I was looking through some of my mother’s things the other day, in particular a gold damask clutch full of letters and telegrams exchanged between my parents and grandparents as Mum and Dad were about to get married – in a hurry as was often the case in those days… 1957. More than fifty-seven years ago. That’s Nana and Gramps Mingo in the picture – aren’t they cute?
Each of their voices came across so loud and clear in their writing – it was almost as good as having a video or audio recording, yet they’re only words on paper. So I got to thinking – where is that kind of record being kept these days? Texts, email, phone calls/messages – all are either deleted or forgotten about as soon as they’ve been read/heard. Seems correspondence we keep and re-read is yet another casualty of our disposable world. Nothing lasts forever these days – coffee makers, stoves, fridges, washers, dryers, clothing, even pictures, and, sadly, lasting, honest person-to-person communication – ie. letters.
As authors, we infuse our fiction with lots of emotional detail from our real lives; our books will live on after we’re gone, but it’s not at all the same as writing a straight-from-the-heart note to somebody. It doesn’t take long to dash one off; on the rare occasion I write a letter, I often type it, simply because my handwriting is so atrocious – even Don can barely read my grocery lists.
I suppose the Internet was supposed to put an end to paper, but that hasn’t kept my filing basket from filling up with meaningless stuff. I’d prefer letters. Last week, I spent ten minutes digging up an address, then another ten writing a letter to legendary kids’ author, Patricia MacLachlan, whose work I’ve admired for years. Her book, Edward’s Eyes, is so incredibly perfect that I had to tell her. I wonder if she’ll write back to me…
I miss getting letters, and I’m happy I’ve hung onto some old favourites – it’s so lovely to hear people’s voices long after they’ve died. Don’t you agree?
10 thoughts on “Voices from the Past – Deleted?”
As you know I’m also a fan of Patricia MacLachlan’s work. Have not read “Edward’s Eyes.” At least not yet.
I print off the letters emailed to me as I do like to have a record .Even though it is wasteful and takes up a lot of space. I have the letter my dad wrote to my mom when I was born. How special. She was in the city and he was looking after the farm. It was winter so he couldn´t get into the city to see her so he wrote her a letter. So glad I have it. I agree, we will have lost some of these things through technology.
Hi, Darlene – I suppose you’re soaking up some sun as we speak… That’s so great that your parents thought to keep that letter. Hard to imagine such a circumstance these days…
Ah, letters! Love them … grew up on them because our family was fractured. But with several transcontinental moves, I’ve lost those as well.
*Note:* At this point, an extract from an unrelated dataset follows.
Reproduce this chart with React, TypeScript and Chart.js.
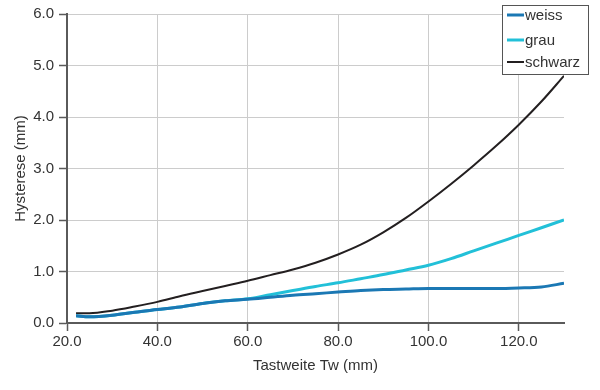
import React, { useEffect, useRef } from "react";
import { Chart, registerables } from "chart.js";

Chart.register(...registerables);

const tastweite = [22, 25, 30, 35, 40, 45, 50, 55, 60, 65, 70, 75, 80, 85, 90, 95, 100, 105, 110, 115, 120, 125, 130];
const weiss = [0.14, 0.12, 0.15, 0.21, 0.26, 0.31, 0.38, 0.43, 0.46, 0.5, 0.54, 0.57, 0.6, 0.63, 0.65, 0.66, 0.67, 0.67, 0.67, 0.67, 0.68, 0.7, 0.77];
const grau = [0.14, 0.12, 0.15, 0.21, 0.26, 0.31, 0.38, 0.43, 0.47, 0.55, 0.63, 0.71, 0.78, 0.86, 0.94, 1.03, 1.12, 1.25, 1.4, 1.55, 1.7, 1.85, 2.0];
const schwarz = [0.19, 0.19, 0.24, 0.32, 0.41, 0.52, 0.62, 0.72, 0.82, 0.93, 1.04, 1.17, 1.33, 1.52, 1.76, 2.04, 2.36, 2.7, 3.06, 3.44, 3.85, 4.3, 4.8];
const seriesNames = ["weiss", "grau", "schwarz"];
const seriesColors = ["#1b78b4", "#22c0d8", "#231f20"];
const seriesWidths = [3, 3, 2];
const xTitle = "Tastweite Tw (mm)";
const yTitle = "Hysterese (mm)";

const FONT = "'Liberation Sans', Arial, sans-serif";
const TEXT = "#333333";

const overlayPlugin = {
  id: "overlay",
  afterDraw(chart: any) {
    const ctx = chart.ctx;
    const area = chart.chartArea;
    ctx.save();
    ctx.font = `15px ${FONT}`;
    ctx.fillStyle = TEXT;
    ctx.textAlign = "center";
    ctx.textBaseline = "middle";
    ctx.fillText(xTitle, (area.left + area.right) / 2, 366);
    ctx.save();
    ctx.translate(21, (area.top + area.bottom) / 2);
    ctx.rotate(-Math.PI / 2);
    ctx.fillText(yTitle, 0, 0);
    ctx.restore();
    const lx = 502.5, ly = 5.5, lw = 86, lh = 69;
    ctx.fillStyle = "#ffffff";
    ctx.fillRect(lx, ly, lw, lh);
    ctx.strokeStyle = "#555555";
    ctx.lineWidth = 1;
    ctx.strokeRect(lx, ly, lw, lh);
    const rows = [15, 40, 62];
    seriesNames.forEach((name, i) => {
      ctx.strokeStyle = seriesColors[i];
      ctx.lineWidth = seriesWidths[i];
      ctx.beginPath();
      ctx.moveTo(507, rows[i]);
      ctx.lineTo(524, rows[i]);
      ctx.stroke();
      ctx.fillStyle = TEXT;
      ctx.textAlign = "left";
      ctx.textBaseline = "middle";
      ctx.fillText(name, 525, rows[i] + 1);
    });
    ctx.restore();
  },
};

export default function App() {
  const ref = useRef<HTMLCanvasElement>(null);
  useEffect(() => {
    if (!ref.current) return;
    Chart.defaults.font.family = FONT;
    Chart.defaults.font.size = 15;
    Chart.defaults.color = TEXT;
    const series = [weiss, grau, schwarz];
    const chart = new Chart(ref.current, {
      type: "line",
      data: {
        datasets: series.map((vals, i) => ({
          label: seriesNames[i],
          data: tastweite.map((x, j) => ({ x, y: vals[j] })),
          borderColor: seriesColors[i],
          backgroundColor: seriesColors[i],
          borderWidth: seriesWidths[i],
          pointRadius: 0,
          cubicInterpolationMode: "monotone" as const,
          fill: false,
        })),
      },
      options: {
        responsive: false,
        animation: false,
        layout: { padding: { top: 13, right: 36, left: 0, bottom: 0 } },
        plugins: { legend: { display: false }, tooltip: { enabled: false } },
        scales: {
          x: {
            type: "linear",
            min: 20,
            max: 130,
            afterFit: (s: any) => { s.height = 67; },
            ticks: {
              stepSize: 20,
              includeBounds: false,
              padding: 2,
              color: TEXT,
              font: { size: 15, family: FONT },
              callback: (v: any) => Number(v).toFixed(1),
            },
            grid: { color: "#cccccc", lineWidth: 1, tickLength: 8, tickColor: "#5a5a5a", tickWidth: 1.5 },
            border: { color: "#5a5a5a", width: 2 },
          },
          y: {
            type: "linear",
            min: 0,
            max: 6,
            afterFit: (s: any) => { s.width = 67; },
            ticks: {
              stepSize: 1,
              padding: 5,
              color: TEXT,
              font: { size: 15, family: FONT },
              callback: (v: any) => Number(v).toFixed(1),
            },
            grid: { color: "#cccccc", lineWidth: 1, tickLength: 8, tickColor: "#5a5a5a", tickWidth: 1.5 },
            border: { color: "#5a5a5a", width: 2 },
          },
        },
      },
      plugins: [overlayPlugin],
    } as any);
    return () => chart.destroy();
  }, []);
  return (
    <div style={{ position: "absolute", left: 0, top: 0, width: 600, height: 390, background: "#fff" }}>
      <canvas ref={ref} width={600} height={390} />
    </div>
  );
}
Hi, Vijaya: I’ve lived in the same house for almost 30 years, so no moves for me – yet… It’s hard to know though which mementoes to keep. I think so much of what I do hang onto won’t be cherished beyond my lifetime, so I guess we save stuff for our own pleasure, although I like to think I’m saving some of it for my kids (now 22 and 25).
I have given up on getting hand-written letters in the mail, and I’m even guiltier of not sending them. But the other day I opened the Outlook file I have where I put my late father’s Emails, and it was as if he was still there, writing to me.
In some states the teaching of script writing is no longer required. The scary part of this is that a new generation will not be able to red old hand-written notes and letter when they find them in our attics. It would require an expert who studied script… Imagine.
Interesting. I taught shorthand for a couple of years, a “language” few young people would even have heard of these days. I can sort of see the practicality in getting rid of handwriting in this keyboarding world. So great that your dad lived long enough to send you email – my parents died without ever using a computer.
I love getting emails from young readers, but a few weeks ago I got my first fan letter on real paper, and I literally shrieked with excitement. There’s something truly special about getting to hold those words in your hands.
That’s very cool. I’ve only ever gotten written messages (and sometimes art) from students after I’ve visited their classroom, not actually in the mail. It takes so much more time (especially for kids) to handwrite (print) a note, and it seems so much more “thought-full.”
I don’t know how I missed this post. I’m a big fan of snail mail, though like others I’ve let it slide. Back in the day, there was nothing like waiting for the mail to arrive and hoping for a letter from a distant penpal (or a story acceptance!). I never could have imagined that someday those same penpals would be a flick of the keyboard away. Thanks for bringing back fun memories. I’ll be adding Edward’s Eyes, as well as The Power of Harmony to my reading list.